● **DATA TO PROCESS**:
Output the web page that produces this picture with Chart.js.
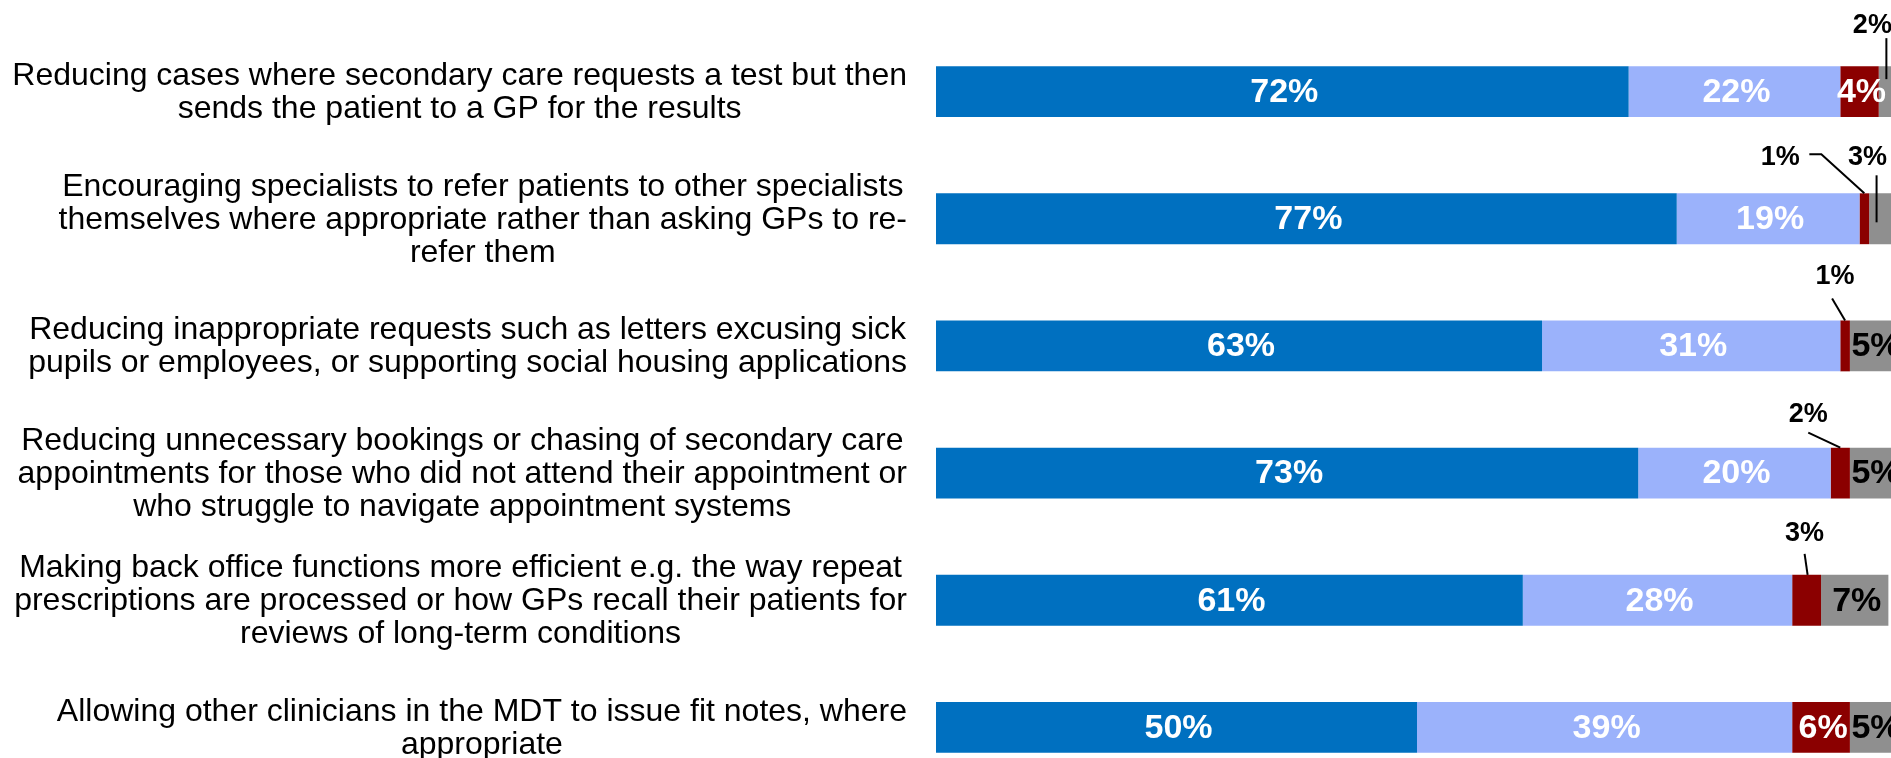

--

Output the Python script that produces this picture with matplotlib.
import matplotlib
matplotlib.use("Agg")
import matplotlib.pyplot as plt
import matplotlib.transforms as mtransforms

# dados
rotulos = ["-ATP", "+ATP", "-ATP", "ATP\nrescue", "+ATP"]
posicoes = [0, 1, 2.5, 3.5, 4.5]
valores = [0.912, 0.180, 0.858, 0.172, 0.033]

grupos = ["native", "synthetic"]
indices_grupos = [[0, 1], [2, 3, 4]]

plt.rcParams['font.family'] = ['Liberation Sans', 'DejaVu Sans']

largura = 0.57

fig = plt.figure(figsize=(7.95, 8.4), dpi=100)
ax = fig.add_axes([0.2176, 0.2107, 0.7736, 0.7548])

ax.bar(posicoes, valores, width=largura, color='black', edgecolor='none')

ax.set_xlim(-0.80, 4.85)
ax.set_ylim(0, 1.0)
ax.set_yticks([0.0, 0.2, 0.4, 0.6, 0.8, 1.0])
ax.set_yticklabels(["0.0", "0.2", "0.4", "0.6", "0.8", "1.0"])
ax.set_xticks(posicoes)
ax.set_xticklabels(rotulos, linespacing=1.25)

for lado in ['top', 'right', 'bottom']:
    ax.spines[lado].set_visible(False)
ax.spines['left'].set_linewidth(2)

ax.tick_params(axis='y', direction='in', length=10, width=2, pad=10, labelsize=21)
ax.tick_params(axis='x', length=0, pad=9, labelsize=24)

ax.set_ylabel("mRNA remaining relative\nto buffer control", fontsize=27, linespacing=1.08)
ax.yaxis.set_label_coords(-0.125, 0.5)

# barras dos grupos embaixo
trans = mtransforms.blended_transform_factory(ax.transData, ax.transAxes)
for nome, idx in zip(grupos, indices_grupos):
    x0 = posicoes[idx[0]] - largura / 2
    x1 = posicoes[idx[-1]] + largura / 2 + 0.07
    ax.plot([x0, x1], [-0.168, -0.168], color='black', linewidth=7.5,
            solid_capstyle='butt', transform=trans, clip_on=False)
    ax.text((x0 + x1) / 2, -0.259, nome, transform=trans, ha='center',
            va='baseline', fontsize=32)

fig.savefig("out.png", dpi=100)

* * *

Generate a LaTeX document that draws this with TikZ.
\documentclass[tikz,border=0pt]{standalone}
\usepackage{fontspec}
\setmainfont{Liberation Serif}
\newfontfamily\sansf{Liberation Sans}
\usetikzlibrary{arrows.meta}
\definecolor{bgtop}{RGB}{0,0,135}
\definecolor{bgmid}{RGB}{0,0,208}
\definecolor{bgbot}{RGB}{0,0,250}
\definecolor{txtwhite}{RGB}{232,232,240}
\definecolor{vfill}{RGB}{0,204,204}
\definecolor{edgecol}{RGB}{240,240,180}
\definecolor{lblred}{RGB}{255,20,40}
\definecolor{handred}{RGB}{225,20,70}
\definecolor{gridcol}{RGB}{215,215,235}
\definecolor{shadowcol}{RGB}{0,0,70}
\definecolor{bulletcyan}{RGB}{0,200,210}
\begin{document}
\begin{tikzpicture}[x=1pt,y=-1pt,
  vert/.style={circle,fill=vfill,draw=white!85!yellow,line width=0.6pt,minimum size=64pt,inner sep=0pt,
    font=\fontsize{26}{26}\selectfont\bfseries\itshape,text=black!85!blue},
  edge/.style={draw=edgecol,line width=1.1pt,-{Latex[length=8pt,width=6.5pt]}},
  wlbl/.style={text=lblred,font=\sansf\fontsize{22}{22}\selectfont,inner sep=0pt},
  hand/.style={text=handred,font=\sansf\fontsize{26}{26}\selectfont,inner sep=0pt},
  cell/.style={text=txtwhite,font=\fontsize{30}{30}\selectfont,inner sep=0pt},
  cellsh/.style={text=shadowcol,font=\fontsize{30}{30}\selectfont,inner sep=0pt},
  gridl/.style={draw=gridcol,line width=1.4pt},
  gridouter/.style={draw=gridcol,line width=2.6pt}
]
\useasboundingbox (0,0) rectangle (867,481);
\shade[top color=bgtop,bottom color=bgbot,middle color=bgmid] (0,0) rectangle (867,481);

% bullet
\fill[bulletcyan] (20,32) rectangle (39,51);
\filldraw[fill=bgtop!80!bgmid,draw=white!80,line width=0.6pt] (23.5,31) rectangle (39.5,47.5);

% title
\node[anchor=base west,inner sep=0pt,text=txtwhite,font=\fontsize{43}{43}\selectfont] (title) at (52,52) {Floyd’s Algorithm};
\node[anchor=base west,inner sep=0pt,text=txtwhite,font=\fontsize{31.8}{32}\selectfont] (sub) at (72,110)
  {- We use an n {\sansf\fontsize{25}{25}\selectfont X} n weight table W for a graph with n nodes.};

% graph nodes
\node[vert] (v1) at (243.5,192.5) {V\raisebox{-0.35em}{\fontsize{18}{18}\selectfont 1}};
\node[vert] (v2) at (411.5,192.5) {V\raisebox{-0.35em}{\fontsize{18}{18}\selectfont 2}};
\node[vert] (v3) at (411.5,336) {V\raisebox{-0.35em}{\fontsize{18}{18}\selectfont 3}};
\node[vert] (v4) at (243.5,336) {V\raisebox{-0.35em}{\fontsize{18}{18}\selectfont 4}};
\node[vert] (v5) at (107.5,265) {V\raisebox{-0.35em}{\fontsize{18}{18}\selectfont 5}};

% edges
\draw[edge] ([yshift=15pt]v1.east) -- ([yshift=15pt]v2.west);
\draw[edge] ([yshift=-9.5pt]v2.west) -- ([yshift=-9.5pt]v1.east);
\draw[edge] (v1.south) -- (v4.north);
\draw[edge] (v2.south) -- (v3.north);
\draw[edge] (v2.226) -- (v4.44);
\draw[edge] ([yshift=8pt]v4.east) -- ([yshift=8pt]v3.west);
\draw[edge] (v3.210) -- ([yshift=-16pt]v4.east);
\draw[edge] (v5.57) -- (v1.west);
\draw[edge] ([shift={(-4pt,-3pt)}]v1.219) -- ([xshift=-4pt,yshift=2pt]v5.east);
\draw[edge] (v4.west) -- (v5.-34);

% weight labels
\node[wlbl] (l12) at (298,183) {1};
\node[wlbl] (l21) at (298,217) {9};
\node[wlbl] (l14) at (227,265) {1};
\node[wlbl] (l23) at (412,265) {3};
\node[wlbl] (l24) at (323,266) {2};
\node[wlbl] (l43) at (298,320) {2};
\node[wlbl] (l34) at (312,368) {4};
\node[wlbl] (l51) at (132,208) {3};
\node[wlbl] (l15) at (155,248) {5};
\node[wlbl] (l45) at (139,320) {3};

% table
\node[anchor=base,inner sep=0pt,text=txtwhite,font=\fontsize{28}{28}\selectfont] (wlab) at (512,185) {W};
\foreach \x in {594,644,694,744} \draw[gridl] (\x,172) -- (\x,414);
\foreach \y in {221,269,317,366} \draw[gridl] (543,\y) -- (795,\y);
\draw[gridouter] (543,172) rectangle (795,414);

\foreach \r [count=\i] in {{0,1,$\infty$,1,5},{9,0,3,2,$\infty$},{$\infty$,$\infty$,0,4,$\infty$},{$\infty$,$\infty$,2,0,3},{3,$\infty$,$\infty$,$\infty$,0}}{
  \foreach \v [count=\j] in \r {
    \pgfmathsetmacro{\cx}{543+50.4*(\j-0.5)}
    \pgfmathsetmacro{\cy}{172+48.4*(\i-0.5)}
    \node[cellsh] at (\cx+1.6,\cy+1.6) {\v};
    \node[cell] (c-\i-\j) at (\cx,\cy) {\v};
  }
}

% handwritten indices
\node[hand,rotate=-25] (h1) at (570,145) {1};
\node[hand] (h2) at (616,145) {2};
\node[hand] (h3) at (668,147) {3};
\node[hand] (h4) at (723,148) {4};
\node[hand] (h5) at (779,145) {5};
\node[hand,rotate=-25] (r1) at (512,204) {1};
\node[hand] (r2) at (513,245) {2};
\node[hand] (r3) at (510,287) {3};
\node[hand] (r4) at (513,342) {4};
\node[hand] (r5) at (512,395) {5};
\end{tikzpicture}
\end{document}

● **EXERCISE DETAILS**: Look over the listing above. Pick out and copy every line that includes "produces".

● **TASK RESULT**:
Output the web page that produces this picture with Chart.js.
Output the Python script that produces this picture with matplotlib.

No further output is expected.